Monday, January 13, 2014

Places of tragedy and theatre

Day 14 Saturday 11th Jan

The Tower of London was built in the 1070 -1080s  by William the Conqueror using some of the south eastern wall foundations of the previous

Roman town of Londinium, walls unused for 600 years.  The imposing white tower is still striking and must have been remarkably so when first built.  Over the centuries successive rulers added to the complex with further fortifications and towers.  The parts of the complex used for imprisonment and torture were fascinating.  Notable stories recounted were those of the two princely sons of Richard II (Edward & Richard) who were imprisoned in the Bloody Tower in 1483 never to be seen again – although bones of two children were found in a niche of the wall near the White Tower in 1674. Their death has been blamed on Richard III (particularly through his depiction by Shakespeare) but this has never been confirmed.  The Bloody Tower has torture equipment and the Beauchamp Tower has graffiti on the walls written by famous prisoners.

Queens' Lady Jane Grey and Anne Boylen and Catherine Howard were imprisoned and executed in the Tower complex but most prisoners (~125) were publicly beheaded on Tower Hill nearby including Thomas More, and John Fisher.

The Chapel in the complex contains the tombs of 3 Queens of Henry VIII: Catherine Howard, Anne Boylen,  and Lady Jane Grey.  Out the side are the tombs of Saints Thomas Moore and John Fisher.  Due to the kindness of one of the Tower Yeomen's Warders and some fast talking from Maureen about working in  a school called Thomas Moore College, we were able to get a couple of minutes in prayer at the Tomb of Saint Thomas Moore.  This was extremely moving for both of us and , all the more so, given the tomb is normally only allowed to be visited after special permission.  As a giant of faith and conscience Thomas Moore is a man we can only admire and see as a exemplar. 
On reflection I was perturbed that the tomb of such a prominent  Catholic Saint is so inaccessible to pilgrims and visitors to this site and I wonder why the tomb has not been moved.  There is no focus on the life of Thomas Moore at the Tower and this is unfortunate but perhaps not surprising given the religious tensions that it may invoke. 
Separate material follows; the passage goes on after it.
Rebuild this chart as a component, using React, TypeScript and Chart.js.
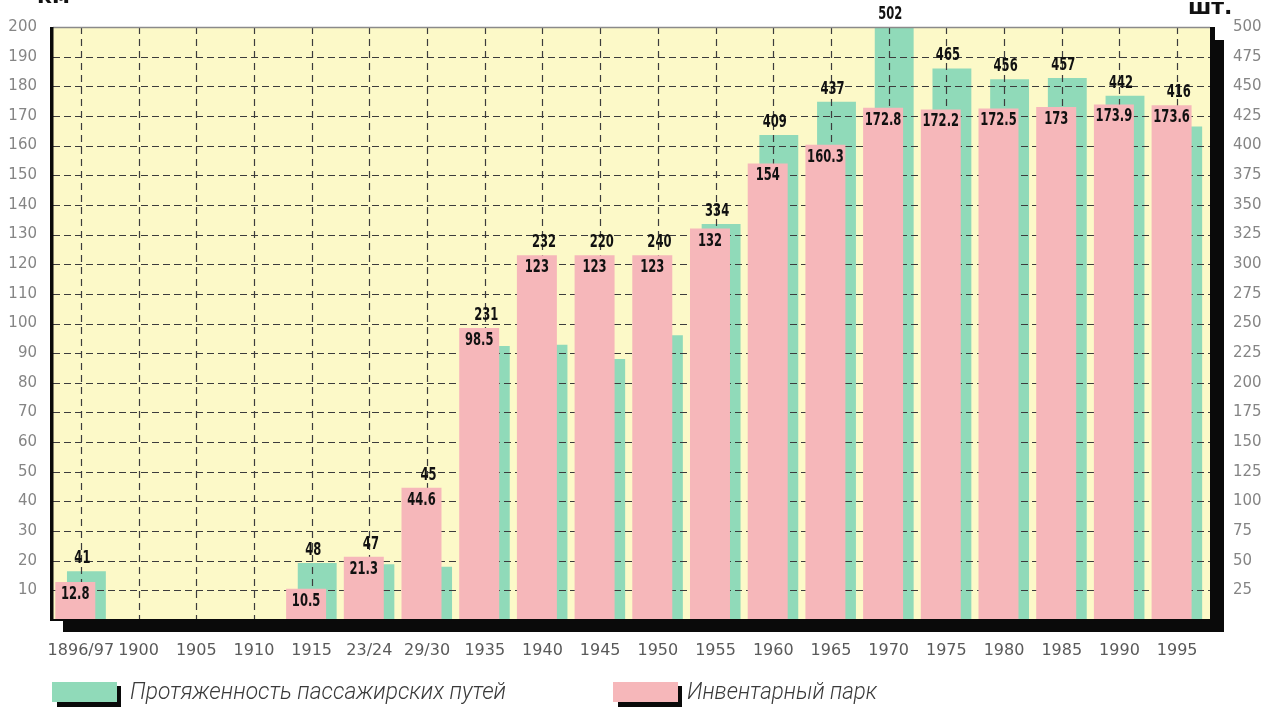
import React, { useEffect, useRef } from 'react';
import { Chart, registerables } from 'chart.js';

Chart.register(...registerables);

const categories = ['1896/97', '1900', '1905', '1910', '1915', '23/24', '29/30', '1935', '1940', '1945', '1950', '1955', '1960', '1965', '1970', '1975', '1980', '1985', '1990', '1995'];
// pink bars, left axis (км)
const parkValues: (number | null)[] = [12.8, null, null, null, 10.5, 21.3, 44.6, 98.5, 123, 123, 123, 132, 154, 160.3, 172.8, 172.2, 172.5, 173, 173.9, 173.6];
// green bars, right axis (шт.)
const trackValues: (number | null)[] = [41, null, null, null, 48, 47, 45, 231, 232, 220, 240, 334, 409, 437, 502, 465, 456, 457, 442, 416];

const leftTickValues = [10, 20, 30, 40, 50, 60, 70, 80, 90, 100, 110, 120, 130, 140, 150, 160, 170, 180, 190, 200];
const rightTickValues = [25, 50, 75, 100, 125, 150, 175, 200, 225, 250, 275, 300, 325, 350, 375, 400, 425, 450, 475, 500];

const legendLabels = ['Протяженность пассажирских путей', 'Инвентарный парк'];
const unitLeft = 'км';
const unitRight = 'шт.';

const PINK = '#f6b7ba';
const GREEN = '#90dab9';
const YELLOW = '#fcf9c8';

function narrowText(ctx: CanvasRenderingContext2D, text: string, x: number, y: number, baseline: CanvasTextBaseline, sx: number) {
  ctx.save();
  ctx.translate(x, y);
  ctx.scale(sx, 1);
  ctx.textAlign = 'center';
  ctx.textBaseline = baseline;
  ctx.fillText(text, 0, 0);
  ctx.restore();
}

const decorPlugin = {
  id: 'decor',
  beforeDraw(chart: any) {
    const ctx = chart.ctx as CanvasRenderingContext2D;
    const { top, bottom } = chart.chartArea;
    ctx.save();
    ctx.fillStyle = '#ffffff';
    ctx.fillRect(0, 0, chart.width, chart.height);
    ctx.fillStyle = YELLOW;
    ctx.fillRect(53, top, 1210 - 53, bottom - top);
    ctx.restore();
  },
  afterDatasetDraw(chart: any, args: any) {
    if (args.index !== 1) return;
    const ctx = chart.ctx as CanvasRenderingContext2D;
    const { top, bottom } = chart.chartArea;
    const ys = chart.scales.y;
    const xs = chart.scales.x;
    ctx.save();
    ctx.strokeStyle = '#3c3c3c';
    ctx.lineWidth = 1.2;
    ctx.setLineDash([7, 4]);
    leftTickValues.forEach((v) => {
      const y = Math.round(ys.getPixelForValue(v)) + 0.5;
      ctx.beginPath();
      ctx.moveTo(53, y);
      ctx.lineTo(1210, y);
      ctx.stroke();
    });
    ctx.setLineDash([7, 5]);
    categories.forEach((_, i) => {
      const x = Math.round(xs.getPixelForValue(i)) + 0.5;
      ctx.beginPath();
      ctx.moveTo(x, top);
      ctx.lineTo(x, bottom);
      ctx.stroke();
    });
    ctx.restore();
  },
  afterDatasetsDraw(chart: any) {
    const ctx = chart.ctx as CanvasRenderingContext2D;
    const { top, bottom } = chart.chartArea;
    ctx.save();
    // frame
    ctx.strokeStyle = '#8a8a8a';
    ctx.lineWidth = 1.5;
    ctx.beginPath();
    ctx.moveTo(53, top + 0.5);
    ctx.lineTo(1210, top + 0.5);
    ctx.stroke();
    ctx.fillStyle = '#0a0a0a';
    ctx.fillRect(50, top, 3.5, bottom - top + 1);
    ctx.fillRect(50, bottom - 1, 1165, 2);
    ctx.fillRect(63, bottom, 1224 - 63, 12);
    ctx.fillRect(1210, top, 5, bottom - top + 12);
    ctx.fillRect(1215, top + 13, 9, bottom - top - 1);

    // value labels
    const pinkMeta = chart.getDatasetMeta(0);
    const greenMeta = chart.getDatasetMeta(1);
    ctx.fillStyle = '#111';
    ctx.font = "bold 17px 'DejaVu Sans'";
    categories.forEach((_, i) => {
      const pv = parkValues[i];
      const gv = trackValues[i];
      let pinkTop = Infinity;
      if (pv !== null) {
        const bar = pinkMeta.data[i];
        pinkTop = bar.y;
        narrowText(ctx, String(pv), bar.x, bar.y + 4, 'top', 0.68);
      }
      if (gv !== null) {
        const bar = greenMeta.data[i];
        const t = Math.max(Math.min(bar.y, pinkTop), top);
        narrowText(ctx, String(gv), bar.x - 4, t - 4, 'bottom', 0.68);
      }
    });
    ctx.restore();
  },
  afterDraw(chart: any) {
    const ctx = chart.ctx as CanvasRenderingContext2D;
    ctx.save();
    // units
    ctx.fillStyle = '#111';
    ctx.font = "bold 22px 'DejaVu Sans'";
    ctx.textAlign = 'left';
    ctx.textBaseline = 'alphabetic';
    ctx.fillText(unitLeft, 37, 3);
    ctx.fillText(unitRight, 1188, 14);

    // legend
    const items = [
      { color: GREEN, x: 52, textX: 130, width: 376, label: legendLabels[0] },
      { color: PINK, x: 613, textX: 687, width: 190, label: legendLabels[1] },
    ];
    items.forEach((it) => {
      ctx.fillStyle = '#0a0a0a';
      ctx.fillRect(it.x + 65, 686, 4, 21);
      ctx.fillRect(it.x + 5, 702, 64, 5);
      ctx.fillStyle = it.color;
      ctx.fillRect(it.x, 682, 65, 20);
      ctx.fillStyle = '#3a3a3a';
      ctx.font = "italic 300 23px Roboto";
      const w = ctx.measureText(it.label).width;
      ctx.save();
      ctx.translate(it.textX, 699);
      ctx.scale(it.width / w, 1);
      ctx.textAlign = 'left';
      ctx.textBaseline = 'alphabetic';
      ctx.fillText(it.label, 0, 0);
      ctx.restore();
    });
    ctx.restore();
  },
};

export default function App() {
  const ref = useRef<HTMLCanvasElement | null>(null);

  useEffect(() => {
    document.body.style.margin = '0';
    const canvas = ref.current;
    if (!canvas) return;
    const chart = new Chart(canvas, {
      type: 'bar',
      data: {
        labels: categories,
        datasets: [
          {
            label: legendLabels[1],
            data: parkValues,
            backgroundColor: PINK,
            borderWidth: 0,
            yAxisID: 'y',
            categoryPercentage: 0.385,
            barPercentage: 3.6,
          },
          {
            label: legendLabels[0],
            data: trackValues,
            backgroundColor: GREEN,
            borderWidth: 0,
            yAxisID: 'y1',
            categoryPercentage: 0.385,
            barPercentage: 3.5,
          },
        ],
      },
      options: {
        responsive: false,
        animation: false,
        layout: { padding: { top: 27, left: 0, right: 0, bottom: 0 } },
        plugins: {
          legend: { display: false },
          tooltip: { enabled: false },
          title: { display: false },
        },
        scales: {
          x: {
            type: 'category',
            grid: { display: false, drawTicks: false },
            border: { display: false },
            ticks: {
              autoSkip: false,
              maxRotation: 0,
              minRotation: 0,
              padding: 21,
              color: '#5a5a5a',
              font: { family: "'DejaVu Sans'", size: 16 },
            },
            afterFit(s: any) {
              s.height = 87;
              s.paddingLeft = 0;
              s.paddingRight = 0;
            },
          },
          y: {
            position: 'left',
            min: 0,
            max: 200,
            grid: { display: false, drawTicks: false },
            border: { display: false },
            ticks: {
              padding: 15,
              color: '#858585',
              font: { family: "'DejaVu Sans'", size: 15 },
            },
            afterBuildTicks(s: any) {
              s.ticks = leftTickValues.map((v) => ({ value: v }));
            },
            afterFit(s: any) {
              s.width = 52;
              s.paddingTop = 0;
              s.paddingBottom = 0;
            },
          },
          y1: {
            position: 'right',
            min: 0,
            max: 500,
            grid: { display: false, drawTicks: false },
            border: { display: false },
            ticks: {
              padding: 27,
              color: '#858585',
              font: { family: "'DejaVu Sans'", size: 15 },
            },
            afterBuildTicks(s: any) {
              s.ticks = rightTickValues.map((v) => ({ value: v }));
            },
            afterFit(s: any) {
              s.width = 59;
              s.paddingTop = 0;
              s.paddingBottom = 0;
            },
          },
        },
      },
      plugins: [decorPlugin],
    } as any);
    return () => chart.destroy();
  }, []);

  return (
    <div style={{ width: 1265, height: 707 }}>
      <canvas ref={ref} width={1265} height={707} style={{ display: 'block', width: 1265, height: 707 }} />
    </div>
  );
}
The dazzling Crown Jewels were on display but I did not realise that the original jewels (crowns, orbs, sceptres) were melted down after the execution of Charles I in 1649 and after Oliver Cromwell was defeated and the royalty reinstated in 1660 a new set was made. 

An unexpected fact about the Tower is that it contained a zoo housing African animals including lions and monkeys from the 13th -19th century.  The animals were moved to the London Zoo when it opened.

Albert and Joey go for a run
In the evening Maureen’s cousin Sally had booked us tickets to a play called “WarHorse’ (based on the novel , there is also a movie by Stephen Spielberg) at the New Theatre in the West End.  We got off the tube at Covent Gardens and walked through Trafalgar Square  and up through Soho to get to the Theatre.  It was a very vibrant and busy locale for a cool Saturday evening.


The Play has had rave reviews and rightly so.  It was mesmerizing as life size puppets of the central characters were skilfully manipulated around the stage.  The plot involves a horse raised on a farm by a young boy that is later sold by the boy’s father to the English Calvary and becomes a war horse in France.  The young man joins the army to try to find his horse.  It is a poignant story of friendship, loyalty heartbreak and the tragedy of war.  Watching this Play reminded me of happy times with my childhood pony  ‘Curly’ whom I rode from about 8 -12 years of age.